= Ioannis Trikoupis =

Greek politician

Ioannis Trikoupis (1750 in Missolonghi - 30 July 1824 in Missolonghi) was a Greek politician of the Greek War of Independence.

==Biography==

Ioannis Trikoupis was born in 1750 in Missolonghi and was the eldest son of the seaman and local notable Matthaios Trikoupis. He attended his first general courses in his hometown, where his teacher was the famous scholar Panagiotis Palamas. Later, he studied philosophy in Ithaca, where he also learned Italian. After his studies he settled in Patras to find work. There he met the bishop of Old Patras at the time, Gabriel and in 1771 he became his secretary. In 1780, when Gabriel was elected Ecumenical Patriarch of Constantinople, he followed him there. In 1785 he returned to Missolonghi due to the desire of his father, who was the chief elder of the city. He married Alexandra Palama and together they had seven sons (Spyridon, Anastasios, Konstantinos, Nikolaos, Manthos, Apostolos and Themistoklis) and two daughters (Eirini and Maria). After his father’s death, he was elected chief elder of Missolonghi in his stead, a position he held for eight years, in part because he managed to gain the favour of Ali Pasha.

He was initiated into the Filiki Eteria, a secret organization whose purpose was to overthrow the Ottoman rule of Greece and establish an independent Greek state, by Bishop Porphyrios of Arta.

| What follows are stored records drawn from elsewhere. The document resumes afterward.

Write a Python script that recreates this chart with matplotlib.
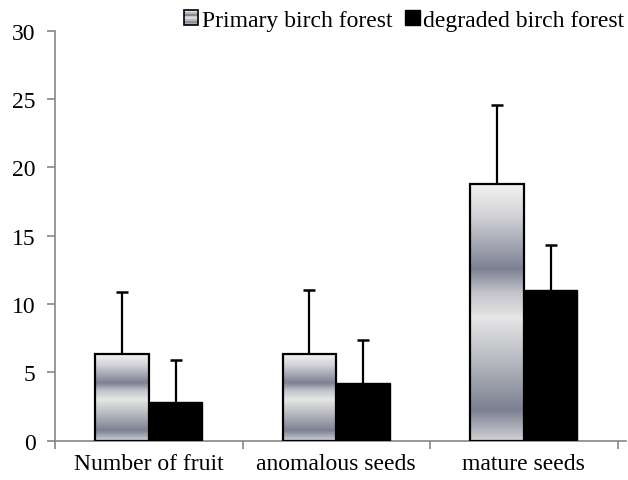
import numpy as np
import matplotlib
matplotlib.use("Agg")
import matplotlib.pyplot as plt
from matplotlib.colors import LinearSegmentedColormap
from matplotlib.patches import Rectangle
from matplotlib.legend_handler import HandlerBase

categories = ["Number of fruit", "anomalous seeds", "mature seeds"]
primary = [6.35, 6.35, 18.75]
primary_err = [4.55, 4.7, 5.85]
degraded = [2.8, 4.2, 11.05]
degraded_err = [3.1, 3.2, 3.25]
series_names = ["Primary birch forest", "degraded birch forest"]

plt.rcParams["font.family"] = "serif"
plt.rcParams["font.serif"] = ["Liberation Serif", "TeX Gyre Termes", "DejaVu Serif"]
plt.rcParams["font.size"] = 17

# excel-like banded grey gradient, top -> bottom
grad_cmap = LinearSegmentedColormap.from_list("birch", [
    (0.0, "#f2f2f2"), (0.12, "#d4d4d8"), (0.33, "#7c8092"), (0.42, "#c2c3ca"),
    (0.52, "#e6e6e6"), (0.70, "#b4b6be"), (0.88, "#7c8092"), (1.0, "#d2d2d6")])
grad = np.linspace(0, 1, 256).reshape(-1, 1)


class GradHandler(HandlerBase):
    def create_artists(self, legend, orig_handle, xdescent, ydescent,
                       width, height, fontsize, trans):
        s = min(width, height)
        x0 = xdescent + (width - s) / 2
        y0 = -ydescent + (height - s) / 2
        arts = []
        n = 8
        for i in range(n):
            c = grad_cmap(1 - (i + 0.5) / n)
            arts.append(Rectangle((x0, y0 + i * s / n), s, s / n, facecolor=c,
                                  edgecolor="none", transform=trans))
        arts.append(Rectangle((x0, y0), s, s, facecolor="none", edgecolor="black",
                              lw=1.2, transform=trans))
        return arts


class SquareHandler(HandlerBase):
    def create_artists(self, legend, orig_handle, xdescent, ydescent,
                       width, height, fontsize, trans):
        s = min(width, height)
        x0 = xdescent + (width - s) / 2
        y0 = -ydescent + (height - s) / 2
        return [Rectangle((x0, y0), s, s, facecolor="black", edgecolor="black",
                          transform=trans)]


fig = plt.figure(figsize=(6.28, 4.81), dpi=100)
ax = fig.add_axes([55 / 628, 1 - 441.7 / 481, 571 / 628, 410 / 481])

x = np.arange(len(categories))
w = 0.286

b1 = ax.bar(x - w / 2, primary, w, facecolor="none", edgecolor="black", lw=1.6, zorder=3)
for rect in b1:
    x0 = rect.get_x()
    h = rect.get_height()
    im = ax.imshow(grad, cmap=grad_cmap, extent=[x0, x0 + w, 0, h], origin="upper",
                   aspect="auto", zorder=2, interpolation="bilinear")
    im.set_clip_path(rect)
b2 = ax.bar(x + w / 2, degraded, w, color="black", edgecolor="black", zorder=3)

# upper error bars only
for xs, vals, errs in [(x - w / 2, primary, primary_err), (x + w / 2, degraded, degraded_err)]:
    tops = np.array(vals) + np.array(errs)
    ax.vlines(xs, vals, tops, color="black", lw=1.6, zorder=1)
    ax.hlines(tops, xs - 0.032, xs + 0.032, color="black", lw=1.8, zorder=1)

ax.set_xlim(-0.5, 2.545)
ax.set_ylim(0, 30)
ax.set_yticks(range(0, 31, 5))
ax.set_xticks([-0.5, 0.5, 1.5, 2.5])
ax.set_xticklabels([])
ax.set_xticks(x, minor=True)
ax.set_xticklabels(categories, minor=True)
ax.tick_params(axis="x", which="minor", length=0, pad=9)
ax.tick_params(axis="x", which="major", length=6, color="#868686", width=1.2)
ax.tick_params(axis="y", length=6, color="#868686", width=1.2, pad=8)
for s in ["top", "right"]:
    ax.spines[s].set_visible(False)
for s in ["left", "bottom"]:
    ax.spines[s].set_color("#868686")
    ax.spines[s].set_linewidth(1.2)

fig.legend([b1, b2], series_names, loc="upper right", bbox_to_anchor=(1.017, 1.007),
           ncol=2, frameon=False, handlelength=0.62, handleheight=0.62,
           handletextpad=0.15, columnspacing=0.55, borderaxespad=0.2,
           handler_map={b1: GradHandler(), b2: SquareHandler()})

fig.savefig("out.png", dpi=100)
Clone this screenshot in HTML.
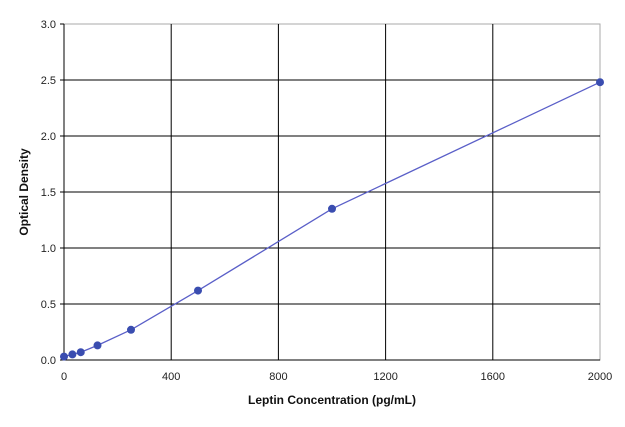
<!DOCTYPE html>
<html><head><meta charset="utf-8"><style>
html,body{margin:0;padding:0;background:#fff;}
text{font-family:"Liberation Sans",Arial,sans-serif;}
</style></head><body>
<svg width="625" height="422" viewBox="0 0 625 422" xmlns="http://www.w3.org/2000/svg">
<rect width="625" height="422" fill="#fff"/>
<rect x="64" y="24" width="536" height="336" fill="none" stroke="#aaa" stroke-width="1"/>
<g stroke="#000" stroke-width="1">
<line x1="64" y1="304" x2="600" y2="304"/>
<line x1="64" y1="248" x2="600" y2="248"/>
<line x1="64" y1="192" x2="600" y2="192"/>
<line x1="64" y1="136" x2="600" y2="136"/>
<line x1="64" y1="80" x2="600" y2="80"/>
<line x1="171.2" y1="24" x2="171.2" y2="360"/>
<line x1="278.4" y1="24" x2="278.4" y2="360"/>
<line x1="385.6" y1="24" x2="385.6" y2="360"/>
<line x1="492.8" y1="24" x2="492.8" y2="360"/>
<line x1="64" y1="24" x2="64" y2="360"/>
<line x1="64" y1="360" x2="600" y2="360"/>
<line x1="60" y1="360" x2="64" y2="360"/><line x1="60" y1="304" x2="64" y2="304"/>
<line x1="60" y1="248" x2="64" y2="248"/><line x1="60" y1="192" x2="64" y2="192"/>
<line x1="60" y1="136" x2="64" y2="136"/><line x1="60" y1="80" x2="64" y2="80"/>
<line x1="60" y1="24" x2="64" y2="24"/>
</g>
<g font-size="11" fill="#222" text-anchor="end">
<text x="56" y="364">0.0</text><text x="56" y="308">0.5</text><text x="56" y="252">1.0</text>
<text x="56" y="196">1.5</text><text x="56" y="140">2.0</text><text x="56" y="84">2.5</text>
<text x="56" y="28">3.0</text>
</g>
<g font-size="11" fill="#222" text-anchor="middle">
<text x="64" y="380">0</text><text x="171.2" y="380">400</text><text x="278.4" y="380">800</text>
<text x="385.6" y="380">1200</text><text x="492.8" y="380">1600</text><text x="600" y="380">2000</text>
</g>
<text x="332" y="404" font-size="12" font-weight="bold" text-anchor="middle" fill="#111">Leptin Concentration (pg/mL)</text>
<text transform="translate(28,192) rotate(-90)" font-size="12" font-weight="bold" text-anchor="middle" fill="#111">Optical Density</text>
<polyline fill="none" stroke="#5a5fc8" stroke-width="1.3" points="64,356.6 72.4,354.4 80.75,352.2 97.5,345.4 131,329.8 198,290.6 332,208.8 600,82.2"/>
<g fill="#3a4db0">
<circle cx="64" cy="356.6" r="4"/><circle cx="72.4" cy="354.4" r="4"/><circle cx="80.75" cy="352.2" r="4"/>
<circle cx="97.5" cy="345.4" r="4"/><circle cx="131" cy="329.8" r="4"/><circle cx="198" cy="290.6" r="4"/>
<circle cx="332" cy="208.8" r="4"/><circle cx="600" cy="82.2" r="4"/>
</g>
</svg>
</body></html>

Because of that, when the Greek Revolution broke out in 1821, he was elected president of the communal council of Missolonghi.

During the first siege of Missolonghi in 1822, Ioannis Trikoupis contributed to the defence of the city. On 9 November 1822, when the Senate of Western Continental Greece was established, he was elected senator and later a member of the board of the Directorate General and the three-member committee that worked as temporary substitutes for Alexandros Mavrokordatos during his absence.

Ioannis Trikoupis died on 30 July 1824 in Missolonghi. According to the announcement of his death in the newspaper Ellinika Chronika of Johann Jakob Meyer, he died of malaria.